I spoke to my brother on Tuesday night. He’d just been down to St Ives. He said they’d taken their inflatable motor boat for a trip down the Ouse from St Ives to Earith. Around Earith there’s a complex network of tributaries and drains – you’re on the edge of the Fens there. I remember all that from the flood mapping job I had before moving to New Zealand. Earith is where my aunt lives, and they wanted to drop in on her, but she told them to stay away. Among older people there’s still understandable fear. We talked about the photos that Dad had sent us. Was life really so much simpler back then, or did it just seem it because we were kids? We settled on the former.

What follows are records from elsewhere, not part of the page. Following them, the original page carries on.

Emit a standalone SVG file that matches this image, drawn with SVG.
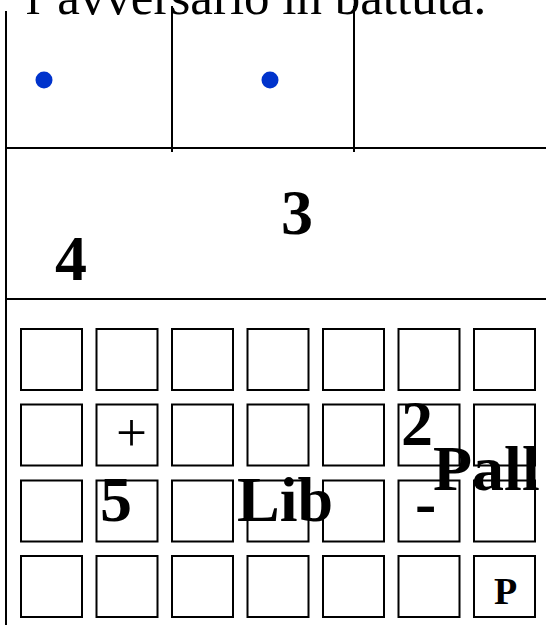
<svg xmlns="http://www.w3.org/2000/svg" width="546" height="627" viewBox="0 0 546 627">
<style>
.ln{stroke:#000;stroke-width:2;fill:none}
.sq{fill:#fff;stroke:#000;stroke-width:2}
.b{font-family:"Liberation Serif","Times New Roman",serif;font-weight:bold;font-size:64px;fill:#000}
.t{font-family:"Liberation Serif","Times New Roman",serif;fill:#000}
</style>
<rect width="546" height="627" fill="#fff"/>
<text class="t" x="26" y="14" style="font-size:51px">l’avversario in battuta.</text>
<g id="lines">
<line class="ln" x1="6" y1="11" x2="6" y2="625"/>
<line class="ln" x1="172" y1="6" x2="172" y2="152"/>
<line class="ln" x1="354" y1="6" x2="354" y2="152"/>
<line class="ln" x1="6" y1="148" x2="546" y2="148"/>
<line class="ln" x1="6" y1="299" x2="546" y2="299"/>
</g>
<g id="dots" fill="#0033cc">
<circle cx="44" cy="80" r="8.5"/>
<circle cx="270" cy="80" r="8.5"/>
</g>
<g id="grid">
<g id="r1">
<rect class="sq" x="21" y="329" width="61" height="61"/>
<rect class="sq" x="96.5" y="329" width="61" height="61"/>
<rect class="sq" x="172" y="329" width="61" height="61"/>
<rect class="sq" x="247.5" y="329" width="61" height="61"/>
<rect class="sq" x="323" y="329" width="61" height="61"/>
<rect class="sq" x="398.5" y="329" width="61" height="61"/>
<rect class="sq" x="474" y="329" width="61" height="61"/>
</g>
<g id="r2">
<rect class="sq" x="21" y="404.5" width="61" height="61"/>
<rect class="sq" x="96.5" y="404.5" width="61" height="61"/>
<rect class="sq" x="172" y="404.5" width="61" height="61"/>
<rect class="sq" x="247.5" y="404.5" width="61" height="61"/>
<rect class="sq" x="323" y="404.5" width="61" height="61"/>
<rect class="sq" x="398.5" y="404.5" width="61" height="61"/>
<rect class="sq" x="474" y="404.5" width="61" height="61"/>
</g>
<g id="r3">
<rect class="sq" x="21" y="480.5" width="61" height="61"/>
<rect class="sq" x="96.5" y="480.5" width="61" height="61"/>
<rect class="sq" x="172" y="480.5" width="61" height="61"/>
<rect class="sq" x="247.5" y="480.5" width="61" height="61"/>
<rect class="sq" x="323" y="480.5" width="61" height="61"/>
<rect class="sq" x="398.5" y="480.5" width="61" height="61"/>
<rect class="sq" x="474" y="480.5" width="61" height="61"/>
</g>
<g id="r4">
<rect class="sq" x="21" y="556" width="61" height="61"/>
<rect class="sq" x="96.5" y="556" width="61" height="61"/>
<rect class="sq" x="172" y="556" width="61" height="61"/>
<rect class="sq" x="247.5" y="556" width="61" height="61"/>
<rect class="sq" x="323" y="556" width="61" height="61"/>
<rect class="sq" x="398.5" y="556" width="61" height="61"/>
<rect class="sq" x="474" y="556" width="61" height="61"/>
</g>
</g>
<g id="labels">
<text class="b" x="281" y="234">3</text>
<text class="b" x="55" y="280">4</text>
<text class="t" x="116" y="451" style="font-size:55px">+</text>
<text class="b" x="401" y="445">2</text>
<text class="b" x="433" y="490">Pall</text>
<text class="b" x="100" y="521">5</text>
<text class="b" x="237" y="521">Lib</text>
<text class="b" x="415" y="524">-</text>
<text class="b" x="494" y="604" style="font-size:38px">P</text>
</g>
</svg>
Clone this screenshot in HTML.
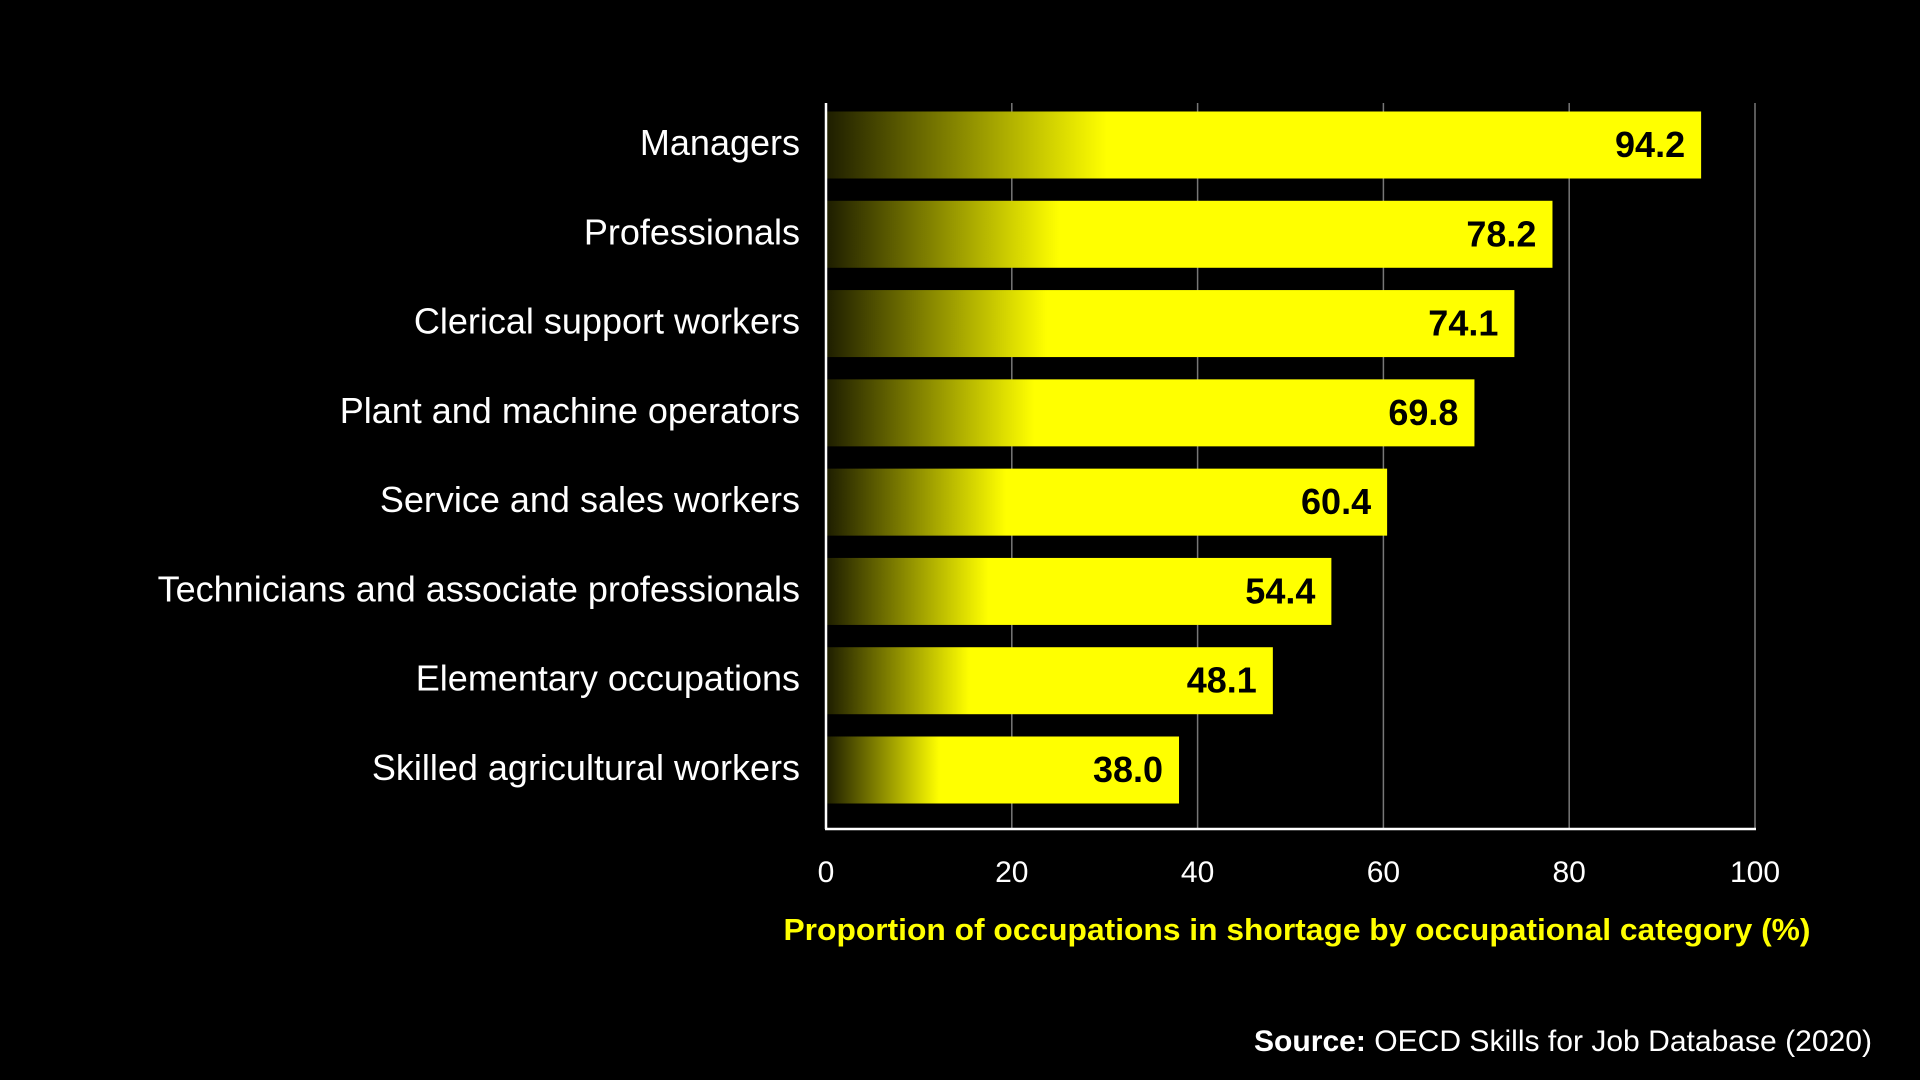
<!DOCTYPE html>
<html><head><meta charset="utf-8"><style>
html,body{margin:0;padding:0;background:#000;}
svg{display:block;font-family:"Liberation Sans",sans-serif;}
</style></head><body>
<svg id="chart" width="1920" height="1080" viewBox="0 0 1920 1080" xmlns="http://www.w3.org/2000/svg">
<defs>
<linearGradient id="fade" x1="0" y1="0" x2="1" y2="0">
<stop offset="0" stop-color="#1e1e00"/>
<stop offset="0.32" stop-color="#ffff00"/>
<stop offset="1" stop-color="#ffff00"/>
</linearGradient>
</defs>
<g id="grid"></g>
<g id="bars"></g>
<g id="labels"></g>
<g id="ticks"></g>
<line x1="826" y1="103" x2="826" y2="829" stroke="#fff" stroke-width="2.5"/>
<line x1="825" y1="829" x2="1756" y2="829" stroke="#fff" stroke-width="2.5"/>
<text x="1297" y="940" text-anchor="middle" fill="#ffff00" font-weight="bold" font-size="31" textLength="1027" lengthAdjust="spacingAndGlyphs">Proportion of occupations in shortage by occupational category (%)</text>
<text x="1872" y="1051" text-anchor="end" fill="#fff" font-size="30" textLength="618" lengthAdjust="spacingAndGlyphs"><tspan font-weight="bold">Source:</tspan> OECD Skills for Job Database (2020)</text>
</svg>
<script>
const categories = ["Managers","Professionals","Clerical support workers","Plant and machine operators","Service and sales workers","Technicians and associate professionals","Elementary occupations","Skilled agricultural workers"];
const values = [94.2,78.2,74.1,69.8,60.4,54.4,48.1,38.0];
const tickValues = [0,20,40,60,80,100];
const tickLabels = ["0","20","40","60","80","100"];

const NS = "http://www.w3.org/2000/svg";
const x0 = 826, x1 = 1755, yTop = 145, yBottom = 770, barH = 67;
function xScale(v){ return x0 + (v/100)*(x1-x0); }
function yScale(i){ return yTop + i*(yBottom-yTop)/(categories.length-1); }
function mk(tag, attrs, parent){ const e=document.createElementNS(NS,tag); for(const k in attrs) e.setAttribute(k,attrs[k]); parent.appendChild(e); return e; }

const grid=document.getElementById('grid'), bars=document.getElementById('bars'), labels=document.getElementById('labels'), ticks=document.getElementById('ticks');
tickValues.forEach((t,i)=>{
  if(t>0){
    const g=mk('line',{x1:xScale(t),x2:xScale(t),y1:103,y2:829,stroke:'#777','stroke-width':1.5},grid);
    
    
  }
  const tl=mk('text',{x:xScale(t),y:882,'text-anchor':'middle',fill:'#fff','font-size':30},ticks);
  tl.textContent=tickLabels[i];
  
  
});
categories.forEach((c,i)=>{
  const cy=yScale(i), v=values[i];
  const r=mk('rect',{x:x0+1,y:cy-barH/2,width:xScale(v)-x0-1,height:barH,fill:'url(#fade)'},bars);
  
  
  const vt=mk('text',{x:xScale(v)-16,y:cy+12,'text-anchor':'end',fill:'#000','font-weight':'bold','font-size':36},bars);
  vt.textContent=v.toFixed(1);
  
  
  const lt=mk('text',{x:800,y:cy+10,'text-anchor':'end',fill:'#fff','font-size':36},labels);
  lt.textContent=c;
  
  
});
</script>
</body></html>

I told my brother that I’d just had a lesson on verb tenses, and he said, with a tinge of pride, that he didn’t know what a verb was. He doesn’t need to know what a verb is. (I don’t think he’ll be learning Romanian or Serbian or any other foreign language any time soon.) And at least he knows there are things called verbs that he doesn’t know about – his work day is filled with tanks and other machinery that I don’t even know I don’t know about. But his remark showed how different the British and Romanian education systems are. The Romanian system has serious issues, but at least practically everyone leaves school knowing that you can’t make a sentence without a goddamn verb. (My students are often amazed when I tell them that I’ve had to teach English grammar myself, long after leaving school, by a mix of trial-and-error and studying foreign languages.)
I’ve just finished Border by Kapka Kassabova, a tale of life, death and travel in the harsh, wild border regions of Bulgaria, Greece and Turkey. Three languages, three alphabets, dozens of irregular verbs. So much upheaval, so much history that I couldn’t keep track of, and so much violence. The author was born in Bulgaria in 1974, and moved to New Zealand with her parents in around 1993 after the iron curtain fell. She got sick of all the rugby and beer and what she probably saw as a general shallowness, and ended up in Scotland. She’s extremely clever and at times used language that lay at the borders of my vocabulary. I liked that she explained the meaning of both people’s names and placenames; that added to the mystique.
In a lesson yesterday I translated the word “porch” as prispă, before adding “does anyone still use this word?”. My student told me that young people probably don’t even know the word: the typical Romanian image – quite lovely to me – of an old lady on her prispă is becoming history. People now use the more boring terasă – the same word that they use for outside areas of cafés and bars – instead. They then translate terasă as “terrace” in English, but that doesn’t feel right. After all that time in NZ, I would say “deck”. When I was growing up we used “patio”. There’s also “veranda(h)” and probably a bunch of others.
As I said last time, Biden is leading Trump by 9 or 10 points in the poll averages. (Update: And crucially, he has big leads in swing-state polls, too.) If the election was held now, he’d be an overwhelming favourite, but of course it isn’t. One way this could play out is a bit like last year’s women’s Wimbledon final. Simona built a lead, but surely Serena would come back. She’s Serena! But she never came back. She was sluggish, there was nothing there. Simona hardly put a foot wrong and it was all done and dusted in 56 minutes. This is a terrible analogy I know, but it’s one of many ways the campaign and election could go. Heaps of time for it to change, and it wouldn’t surprise me one bit if it did, but right now Biden is up by about 25 points among women and least 35 among college-educated white women. That’s massive. But Trump can at least console himself that among white men who don’t know what a verb is, he has a commanding 70-point advantage.